David Bremner is currently a Professor of Computer Science at the University of NewBrunswick. His current research interests include Programming Languages, Computational Geometry, and Mathematical Optimization.

Topic     GraphJIT: Runtime Graph Simplification in the JVM A Frequently Traversed but Stable Directed Acyclic (FTSDA) graph is a rooted directed graph, where all nodes are of the same type (i.e., the same super class or interface), and the graph structure is rarely modified. When traversing a FTSDA graph, repeated visits of intermediate nodes to reach a distant node from the root, increases runtime overhead.

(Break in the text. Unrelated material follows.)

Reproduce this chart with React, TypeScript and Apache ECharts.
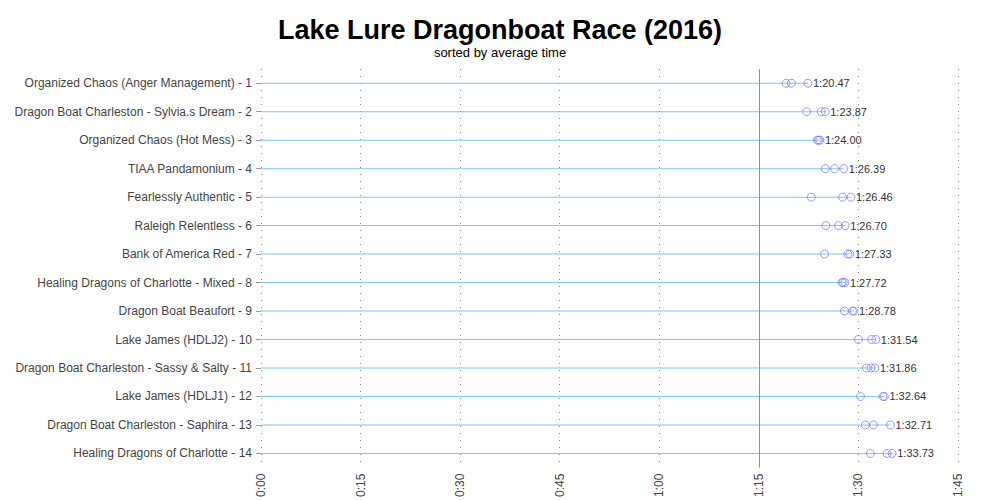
import React, { useEffect, useRef } from "react";
import * as echarts from "echarts";

const teams = [
  "Organized Chaos (Anger Management) - 1",
  "Dragon Boat Charleston - Sylvia.s Dream - 2",
  "Organized Chaos (Hot Mess) - 3",
  "TIAA Pandamonium - 4",
  "Fearlessly Authentic - 5",
  "Raleigh Relentless - 6",
  "Bank of America Red - 7",
  "Healing Dragons of Charlotte - Mixed - 8",
  "Dragon Boat Beaufort - 9",
  "Lake James (HDLJ2) - 10",
  "Dragon Boat Charleston - Sassy & Salty - 11",
  "Lake James (HDLJ1) - 12",
  "Dragon Boat Charleston - Saphira - 13",
  "Healing Dragons of Charlotte - 14",
];

// race times in seconds
const race1 = [79.1, 82.2, 83.8, 85.0, 82.9, 85.1, 84.9, 87.5, 87.9, 90.0, 91.2, 90.3, 91.05, 91.8];
const race2 = [79.9, 84.4, 84.0, 86.4, 87.6, 87.0, 88.4, 87.7, 89.1, 92.0, 91.9, 93.7, 92.25, 94.3];
const race3 = [82.4, 85.0, 84.2, 87.77, 88.88, 88.0, 88.7, 87.96, 89.34, 92.62, 92.48, 93.92, 94.83, 95.09];
const averages = [80.47, 83.87, 84.0, 86.39, 86.46, 86.7, 87.33, 87.72, 88.78, 91.54, 91.86, 92.64, 92.71, 93.73];

const xTicks = [0, 15, 30, 45, 60, 75, 90, 105];
const referenceTime = 75;

const fmtTick = (v: number) => {
  const m = Math.floor(v / 60);
  const s = Math.round(v - m * 60);
  return `${m}:${s < 10 ? "0" : ""}${s}`;
};
const fmtAvg = (v: number) => {
  const m = Math.floor(v / 60);
  const s = v - m * 60;
  const str = s.toFixed(2);
  return `${m}:${s < 10 ? "0" : ""}${str}`;
};

const FONT = "'Liberation Sans', Arial, sans-serif";

export default function App() {
  const ref = useRef<HTMLDivElement>(null);
  useEffect(() => {
    if (!ref.current) return;
    const chart = echarts.init(ref.current, undefined, { renderer: "svg" });
    const maxes = teams.map((_, i) => Math.max(race1[i], race2[i], race3[i]));
    const pts: number[][] = [];
    teams.forEach((_, i) => {
      pts.push([race1[i], i]);
      pts.push([race2[i], i]);
      pts.push([race3[i], i]);
    });
    chart.setOption({
      animation: false,
      textStyle: { fontFamily: FONT },
      title: {
        text: "Lake Lure Dragonboat Race (2016)",
        subtext: "sorted by average time",
        left: "center",
        top: 11,
        itemGap: 3,
        textStyle: { fontFamily: FONT, fontSize: 27, fontWeight: "bold", color: "#000" },
        subtextStyle: { fontFamily: FONT, fontSize: 13, color: "#000" },
      },
      grid: { left: 261, right: 42, top: 69, bottom: 31, containLabel: false },
      xAxis: {
        type: "value",
        min: xTicks[0],
        max: xTicks[xTicks.length - 1],
        interval: 15,
        axisLine: { show: false },
        axisTick: { show: false },
        axisLabel: {
          rotate: 90,
          margin: 6,
          fontSize: 12,
          color: "#444",
          fontFamily: FONT,
          formatter: (v: number) => fmtTick(v),
        },
        splitLine: { show: true, lineStyle: { color: "#888", type: [1, 6], width: 1 } },
      },
      yAxis: {
        type: "category",
        data: teams,
        inverse: true,
        axisLine: { show: false },
        axisTick: { show: true, length: 5, lineStyle: { color: "#999" }, alignWithLabel: true },
        axisLabel: { fontSize: 12, color: "#444", margin: 9, fontFamily: FONT },
        splitLine: { show: false },
      },
      series: [
        {
          type: "bar",
          data: maxes,
          barWidth: 1,
          itemStyle: { color: "#7cc8f0" },
          label: {
            show: true,
            position: "right",
            distance: 5,
            fontSize: 11,
            color: "#333",
            fontFamily: FONT,
            formatter: (p: any) => fmtAvg(averages[p.dataIndex]),
          },
          markLine: {
            silent: true,
            symbol: "none",
            label: { show: false },
            lineStyle: { color: "#22dd22", type: "solid", width: 1 },
            data: [{ xAxis: referenceTime }],
          },
          z: 1,
        },
        {
          type: "scatter",
          data: pts,
          symbol: "circle",
          symbolSize: 8,
          itemStyle: { color: "rgba(255,255,255,0)", borderColor: "#8080ff", borderWidth: 1 },
          z: 3,
        },
      ],
    });
    return () => chart.dispose();
  }, []);
  return <div ref={ref} style={{ width: 1000, height: 500, position: "absolute", left: 0, top: 0 }} />;
}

To reduce repeated graph traversal expenses, we provide GraphJIT, a JIT compiler, to translate a FTSDA graph into an equivalent simpler graph (fewer edges and nodes) by fusing graph internal nodes. This translation works on the bytecode to dynamically select hot nodes and determines the time for the fusion operation. The dynamic selection in GraphJIT is based on a graph node’s Entry Counter (EC), a frequency measurement of times the node has been visited. During runtime, a node would be classified to be hot, if its EC exceeds a threshold. The fusion operation mainly consists of a) dynamic bytecode generation that fuses classes of adjacent internal graph nodes on hot paths, and b) replacement of nodes in the source graph by the nodes, which are initialized from the generated bytecodes, for execution at runtime.